I was the flower girl when I grew up. In second grade I knew the botanical names of all the flowers around our farm, also the different varieties of each type of flower. I wonder who taught me that - maybe my grandmother/farmor. I spent a lot of time looking in floras. But I never understood the way to look up flowers, using the number of seed leaves and so on. I still love flowers, as you might understand from some of the post here.
I do love to make food. I need my ingredients to make bread, cookies or dinner to feel comfortable. Right now the I have scones in the oven. But I guess I will get the chance to make lots of food for my family some time in the future.
I do have a passion for books. The last year I've borrowed 50 different books at the local library and read most of them. One the best things by living in the house I lived last year, was that it was only 400 steps away from this library. I've worked at a library.
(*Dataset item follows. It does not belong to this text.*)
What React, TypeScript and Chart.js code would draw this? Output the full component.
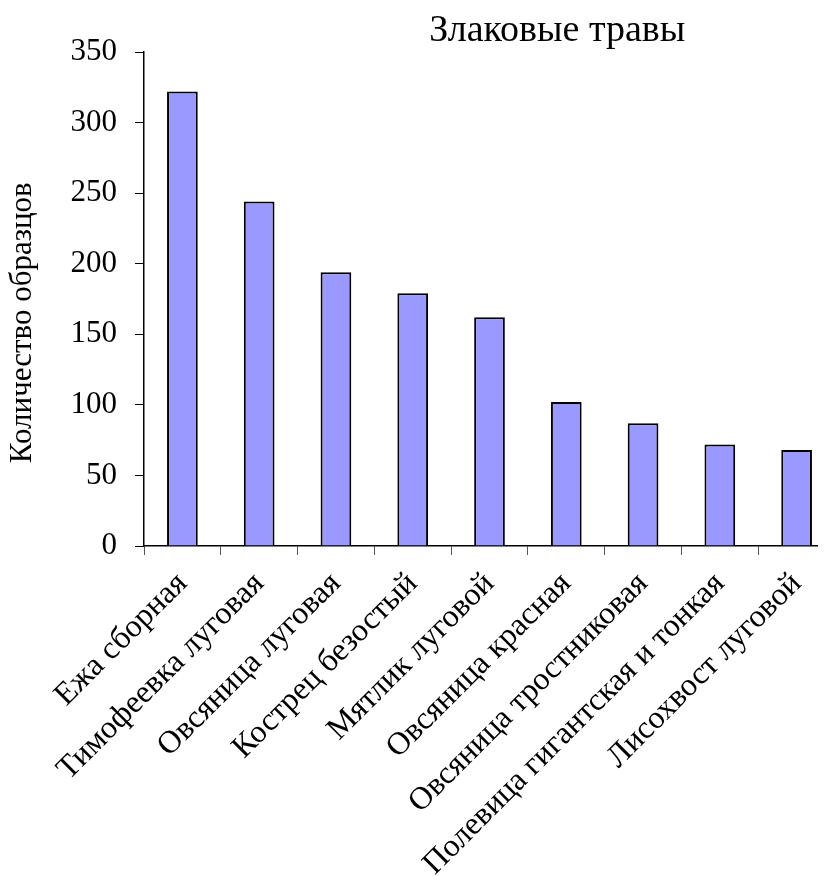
import React, { useEffect, useRef } from "react";
import { Chart, registerables } from "chart.js";

Chart.register(...registerables);

const categories = [
  "Ежа сборная",
  "Тимофеевка луговая",
  "Овсяница луговая",
  "Кострец безостый",
  "Мятлик луговой",
  "Овсяница красная",
  "Овсяница тростниковая",
  "Полевица гигантская и тонкая",
  "Лисохвост луговой",
];
const counts = [322, 244, 194, 179, 162, 102, 87, 72, 68];
const yTicks = [0, 50, 100, 150, 200, 250, 300, 350];
const titleText = "Злаковые травы";
const yTitleText = "Количество образцов";

const FONT = "'Liberation Serif', 'Times New Roman', serif";

const titlesPlugin = {
  id: "customTitles",
  afterDraw(chart: any) {
    const { ctx, chartArea } = chart;
    ctx.save();
    ctx.fillStyle = "#000";
    ctx.font = `38px ${FONT}`;
    ctx.textAlign = "center";
    ctx.textBaseline = "alphabetic";
    const tx = chartArea.left + (chartArea.right - chartArea.left) * 0.598;
    ctx.fillText(titleText, tx, 33);
    ctx.font = `31px ${FONT}`;
    const cy = chartArea.top + (chartArea.bottom - chartArea.top) * 0.548;
    ctx.translate(15, cy);
    ctx.rotate(-Math.PI / 2);
    ctx.textBaseline = "middle";
    ctx.fillText(yTitleText, 0, 0);
    ctx.restore();
  },
};

export default function App() {
  const ref = useRef<HTMLCanvasElement>(null);
  useEffect(() => {
    if (!ref.current) return;
    const chart = new Chart(ref.current, {
      type: "bar",
      data: {
        labels: categories,
        datasets: [
          {
            data: counts,
            backgroundColor: "#9999FF",
            borderColor: "#000000",
            borderWidth: 2,
            categoryPercentage: 1,
            barPercentage: 0.4,
          },
        ],
      },
      plugins: [titlesPlugin],
      options: {
        animation: false,
        responsive: false,
        devicePixelRatio: 1,
        layout: { padding: { top: 44, right: 33, left: 0, bottom: 0 } },
        plugins: {
          legend: { display: false },
          tooltip: { enabled: false },
          title: { display: false },
        },
        scales: {
          x: {
            offset: true,
            grid: {
              offset: true,
              drawOnChartArea: false,
              drawTicks: true,
              tickLength: 9,
              color: "#555",
            },
            border: { color: "#000", width: 1.5 },
            ticks: {
              color: "#000",
              font: { family: FONT, size: 32 },
              minRotation: 45,
              maxRotation: 45,
              padding: 10,
              autoSkip: false,
            },
            afterFit(scale: any) {
              scale.height = 330;
            },
          },
          y: {
            min: 0,
            max: 350,
            afterBuildTicks(scale: any) {
              scale.ticks = yTicks.map((v) => ({ value: v }));
            },
            grid: {
              drawOnChartArea: false,
              drawTicks: true,
              tickLength: 9,
              color: "#000",
            },
            border: { color: "#000", width: 1.5 },
            ticks: {
              color: "#000",
              font: { family: FONT, size: 31 },
              padding: 18,
            },
            afterFit(scale: any) {
              scale.width = 136;
            },
          },
        },
      },
    });
    return () => chart.destroy();
  }, []);
  return (
    <div style={{ width: 818, height: 868, overflow: "hidden" }}>
      <canvas ref={ref} width={860} height={868} style={{ display: "block" }} />
    </div>
  );
}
So why don't I study that?
There are something about trains, and buses and travel. I can almost start crying when I see the whole system of transportation working together. Maybe it's from the quite extensive bus trip to school the first years of my life, or the (very exciting) train trips visiting my cousins in the summer. (Vestfold - Trøndelag - without any grown-ups, but with changes of train and bus.) Or maybe looking at the trains passing by my grandparents (mormor and morfar). The picture is of what was always in my pockets as a teenager - a traintable and the freedom to go to Tønsberg or Drammen "on my own". With ten kilometers to the train station and no buses, it was to the absolute freedom. Now I can go 'anywhere' in Europe by my self, whenever I want. I love that. So why don't I study logistics? Or start working with trains?
Foreign people, foreign languages, maps... I guess it originated from all the mission lectures on camps when I was little. I still know more about the geography of many African countries than knew about Sweden two years ago. I love listening to Ut i verden and I love reading travel literature. So why do I not study anything related to that?
And scrapbooking, cardmaking, drawing. I go so into a project, I forget to eat or sleep. I don't do so much of it now, though. But I'm looking for facinating patterns, cool buildings or fonts or art... definitively a part of me.
I'm surprised of how what I enjoyed when I was younger, I still enjoy today.
- But what about computers, what you study, math? I enjoyed math in school because I mastered it. It was fun to understand what was going on, at the same time it was exciting competing with other good students in my class. And I did mess with the Macintosh we had at home. And taking a computer class as an elective in 9th grade, changing boards and cables on old 286 computers... Computer science is useful, I probably get a job afterwards. It's challenging and sometimes frustrating. And I will fit into my family that seems to become all engineers or something science related.
Would I be more happy doing something else?
Will I be working with computers when I finish my education?
Should I do something else?
Will all be better moving to more high level computer science?
How will God use me?
I would probably not be here right now if I had chosen something else to study.